Par un jugement n° 0043094 en date du 15 février 2008, le Tribunal Administratif de GRENOBLE a fait droit à cette demande et condamné la Ville d’Annecy à verser à la société Holding Soprema SA la somme de 33 650 euros outre intérêts au taux légal capitalisables, en indemnisation des conséquences de son éviction irrégulière du marché de travaux.
La société requérante estimant que sa demande n’avait été que partiellement satisfaite, a fait appel de cette décision notamment pour solliciter un montant indemnitaire plus important. La Cour fait droit à cette demande en réformant le jugement de première instance et en portant le montant octroyé de 33 650 euros à 53 216, 45 euros.
L’intérêt de cet arrêt réside principalement dans la précision des limites du l’appréciation globale que doit porter le pouvoir adjudicateur sur les capacités d’un groupement. Si la décision a été rendue sous l’empire des dispositions du Code des marchés publics du 7 janvier 2004, il n’en demeure pas moins que la solution est entièrement transposable aux dispositions du Code des marchés publics actuellement en vigueur.
On rappellera que l’article 52, I, alinéa 5 de ce même code précise que : “l'appréciation des capacités professionnelles, techniques et financières d'un groupement est globale. Il n'est pas exigé que chaque membre du groupement ait la totalité des compétences techniques requises pour l'exécution du marché.”
En l’espèce, le règlement de la consultation relatif au lot étanchéité exigeait, au titre des pièces de la candidature, des « qualifications et classification (Qualibat) 3212 (étanchéité en matériaux bitumeux en feuilles) », ainsi qu’un effectif minimum de 16 personnes.
En premier lieu, la Cour fait application de la règle de l’appréciation globale des capacités du groupement attributaire. En effet, elle admet implicitement que le groupement attributaire puisse comporter un co-traitant, en l’espèce la société Ceccon Frères, entreprise spécialisée en maçonnerie, ne produisant ni certification, ni références en matière de travaux d’étanchéité.
Toutefois, et c’est là tout l’intérêt de la décision, le juge refuse de considérer que les effectifs propres de ce co-traitant puissent être englobés dans la capacité minimale de production, en l’occurrence les effectifs minimums exigés, dont devait disposer le groupement.

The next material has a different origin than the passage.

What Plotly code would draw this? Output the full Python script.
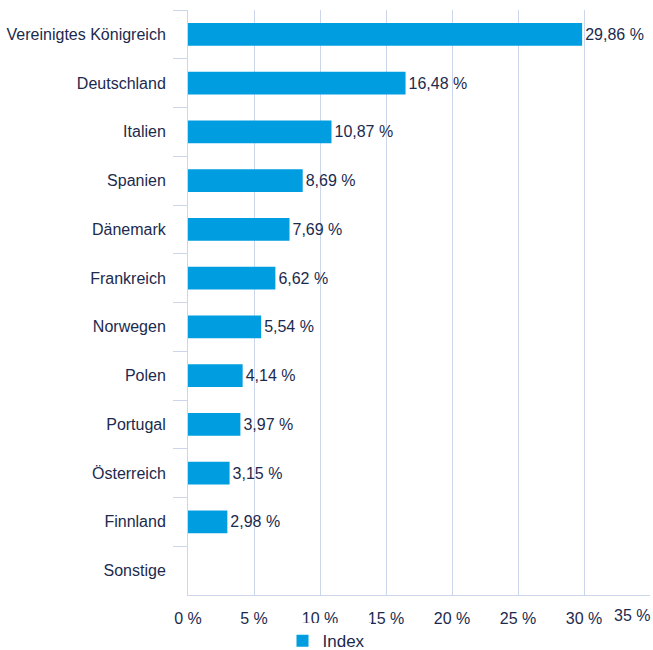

Autrement dit, s’il est admis qu’un co-traitant ne présente pas les qualifications requises, notamment au titre des capacités techniques, encore faut-il que les moyens humains exigés soient ceux du co-traitant disposant de telles qualifications dès lors que ces dernières conditionnent l’exécution du marché.
En l’espèce, la Cour a ainsi estimé que le groupement attributaire ne disposait pas, dans la spécialité requise pour l’exécution du marché, de l’effectif minimum exigé. On notera dans cette affaire, que les effectifs du deuxième co-traitant, présentant seul des qualifications en étanchéité, étaient au maximum de 11 personnes. Par conséquent, la Cour a considéré le groupement attributaire avait été irrégulièrement retenu et la société requérante irrégulièrement évincée.
On peut supposer qu’une telle solution applicable aux moyens humains des membres du groupement pourra également s’appliquer aux moyens matériels dès lors que le règlement de la consultation formulera des exigences dans ce sens.
Une telle solution ne pourra qu’appeler les pouvoirs adjudicateurs à être particulièrement vigilant lors de l’analyse des candidatures des groupements candidats, surtout au moment de la rédaction de leurs dossiers de consultation des entreprises. Pour éviter toute interprétation susceptible de mener le pouvoir adjudicateur et les candidats évincés au contentieux, un règlement de consultation très précis sur les exigences en termes de moyens humains et/ou matériels des membres des groupements candidats par rapport à la spécialité requise pour l’exécution du marché, sera le bienvenu.